Deadline may not be met
Deadline may not be met
Afshan Yasmeen
Hospitals may need two months to set up treatment plants
Nine hospitals served ultimatum by the KSPCB to make arrangements for treating liquid waste
BWSSB is finding it difficult to set up the plants in view of the present drainage system
Bangalore: Even as the February 13 deadline set by the Karnataka State Pollution Control Board (KSPCB) for nine government hospitals — to set up liquid biomedical waste treatment plants or face closure – is nearing, it is unlikely that the plants will be ready by then.
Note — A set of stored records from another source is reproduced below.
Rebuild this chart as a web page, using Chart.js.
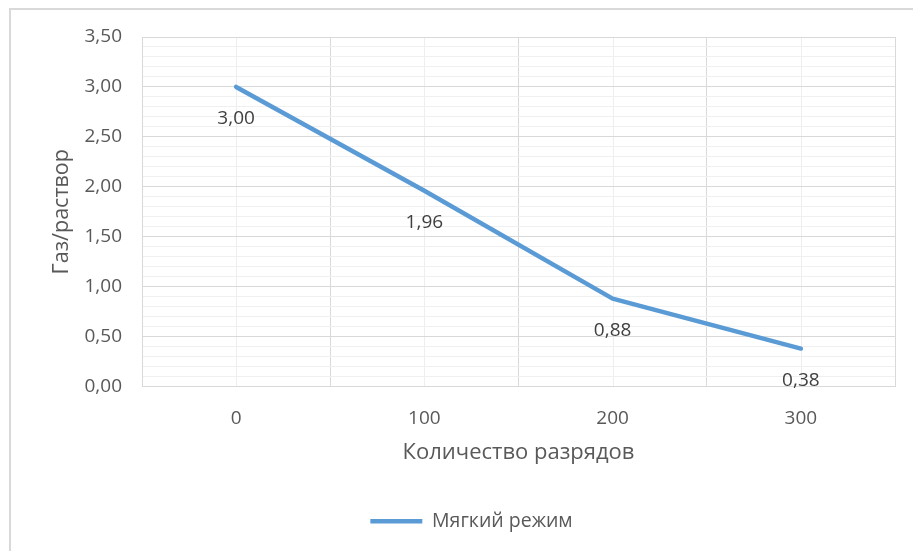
<!DOCTYPE html>
<html lang="ru">
<head>
<meta charset="UTF-8">
<title>Газ/раствор</title>
<script src="https://cdn.jsdelivr.net/npm/chart.js@4.4.0/dist/chart.umd.min.js"></script>
<style>
    html, body { margin: 0; padding: 0; background: #fff; }
</style>
</head>
<body>
<canvas id="myChart" width="913" height="551"></canvas>
<script>
// data
const categories = ['0', '100', '200', '300'];
const seriesName = 'Мягкий режим';
const seriesValues = [3.00, 1.96, 0.88, 0.38];
const xTitle = 'Количество разрядов';
const yTitle = 'Газ/раствор';
const yMin = 0, yMax = 3.5, yMajor = 0.5, yMinor = 0.1;

function fmt(v) { return v.toFixed(2).replace('.', ','); }
function isMajor(v) { return Math.abs(v / yMajor - Math.round(v / yMajor)) < 1e-6; }

Chart.defaults.font.family = '"Open Sans", sans-serif';
Chart.defaults.color = '#595959';

// frame + light vertical lines through category centres (under the grid)
const backPlugin = {
    id: 'back',
    beforeDraw(chart) {
        const ctx = chart.ctx;
        const area = chart.chartArea;
        ctx.save();
        ctx.strokeStyle = '#d9d9d9';
        ctx.lineWidth = 2;
        ctx.beginPath();
        ctx.moveTo(10, chart.height);
        ctx.lineTo(10, 9);
        ctx.lineTo(chart.width, 9);
        ctx.stroke();

        ctx.strokeStyle = '#eeeeee';
        ctx.lineWidth = 1;
        categories.forEach(function (c, i) {
            const x = Math.round(chart.scales.x.getPixelForValue(i)) + 0.5;
            ctx.beginPath();
            ctx.moveTo(x, area.top);
            ctx.lineTo(x, area.bottom);
            ctx.stroke();
        });
        ctx.restore();
    }
};

// value labels under the points
const valueLabels = {
    id: 'valueLabels',
    afterDatasetsDraw(chart) {
        const ctx = chart.ctx;
        const meta = chart.getDatasetMeta(0);
        ctx.save();
        ctx.font = '19px "Open Sans"';
        ctx.fillStyle = '#404040';
        ctx.textAlign = 'center';
        ctx.textBaseline = 'middle';
        meta.data.forEach(function (pt, i) {
            ctx.fillText(fmt(seriesValues[i]), pt.x, pt.y + 32);
        });
        ctx.restore();
    }
};

const config = {
    type: 'line',
    data: {
        labels: categories,
        datasets: [{
            label: seriesName,
            data: seriesValues,
            borderColor: '#5b9bd5',
            backgroundColor: '#5b9bd5',
            borderWidth: 4.5,
            borderCapStyle: 'round',
            borderJoinStyle: 'round',
            pointRadius: 0,
            pointHoverRadius: 0,
            pointStyle: 'line',
            tension: 0
        }]
    },
    options: {
        responsive: false,
        animation: false,
        layout: { padding: { left: 48, right: 18, top: 37, bottom: 10 } },
        plugins: {
            legend: {
                position: 'bottom',
                labels: {
                    usePointStyle: true,
                    pointStyleWidth: 52,
                    padding: 10,
                    color: '#595959',
                    font: { size: 19.5 }
                }
            },
            tooltip: { enabled: false }
        },
        scales: {
            x: {
                offset: true,
                grid: { color: '#d9d9d9', drawTicks: false, offset: true },
                border: { color: '#d9d9d9' },
                ticks: { padding: 21, font: { size: 19 }, color: '#595959' },
                title: {
                    display: true,
                    text: xTitle,
                    color: '#595959',
                    font: { size: 22 },
                    padding: { top: 0, bottom: 36 }
                },
                afterFit(s) { s.height = 115; }
            },
            y: {
                min: yMin,
                max: yMax,
                grid: {
                    drawTicks: false,
                    color: function (c) { return isMajor(c.tick.value) ? '#d9d9d9' : '#f0f0f0'; }
                },
                border: { color: '#d9d9d9' },
                ticks: {
                    stepSize: yMinor,
                    autoSkip: false,
                    padding: 20,
                    font: { size: 19 },
                    color: '#595959',
                    callback: function (v) { return isMajor(v) ? fmt(v) : ''; }
                },
                title: {
                    display: true,
                    text: yTitle,
                    color: '#595959',
                    font: { size: 21.5 },
                    padding: { top: 1, bottom: 0 }
                },
                afterFit(s) { s.width = 94; }
            }
        }
    },
    plugins: [backPlugin, valueLabels]
};

const myChart = new Chart(document.getElementById('myChart'), config);
</script>
</body>
</html>
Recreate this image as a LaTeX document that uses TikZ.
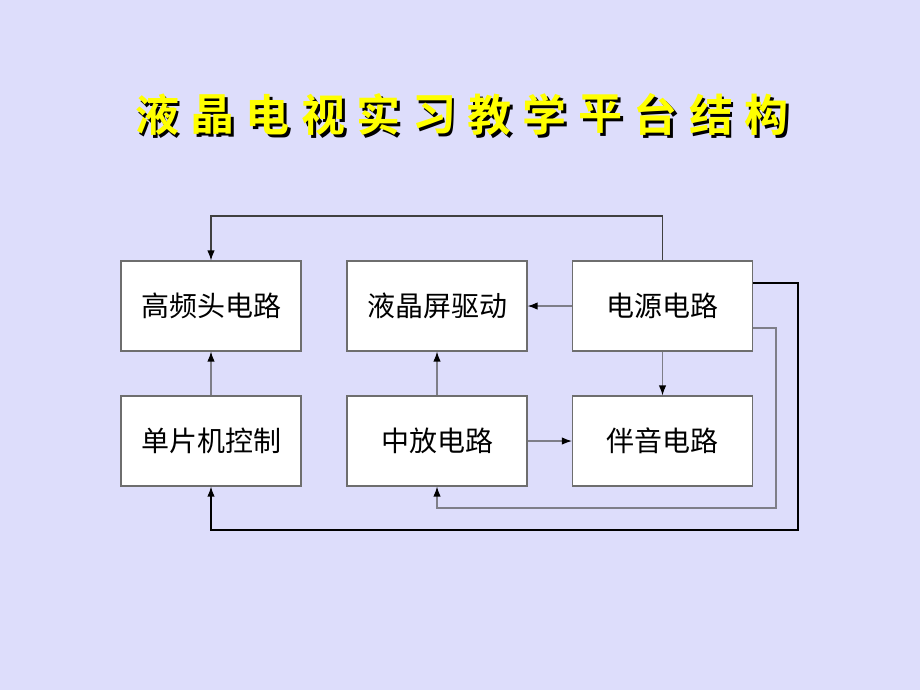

According to hospital authorities, while work on the plants has started in some hospitals, it is yet to take off in at least two hospitals because of problems that delayed the process of identifying land. The drainage system in all hospitals has made work difficult for the Bangalore Water Supply and Sewerage Board (BWSSB) that is executing the project. BWSSB officials said they might need at least two more months to complete the work.
Under directions from the Lok Adalat, the KSPCB had issued closure orders to nine hospitals — Victoria, Bowring, Vani Vilas, Minto, Rajiv Gandhi Institute of Chest Diseases (RGICD), K.C. General, Haji Sir Ismail Sait Ghosha, Jayanagar General Hospital and K.R. Puram General Hospital — in June 2009 for not having scientific liquid biomedical waste treatment plants even after being issued several notices.
But following an appeal in July 2009 by heads of departments of Health and Family Welfare and Medical Education, who sought seven months to set up the plants, the Lok Adalat asked the KSPCB to keep the closure orders in abeyance till February 13, 2010.
BWSSB Chief Engineer (Waste Water Management) S.M. Basvaraju said the board required at least two more months to complete work. “Work was delayed because the hospital authorities took time to identify land and hand it over to us. Civil works are on and as we are using pre-fabricated material for the plants, we will be able to complete 50 per cent of the work before the deadline,” he said.
KSPCB officials said the Lok Adalat would take a decision if the February 13 deadline was not met.
“We had a meeting with the hospital heads last month and they had given us an undertaking that they will complete work by the February 13 deadline,” said K.M. Lingaraju, KSPCB Senior Environment Officer.
G.T. Subash, Dean and Director of BMCRI, said the hospitals, as of now, were disinfecting at source all liquid waste generated from laboratories, blood banks and operation theatres with one per cent sodium hypochlorite.
“It is then being discharged into the sewerage lines of BWSSB as per the rules,” he said.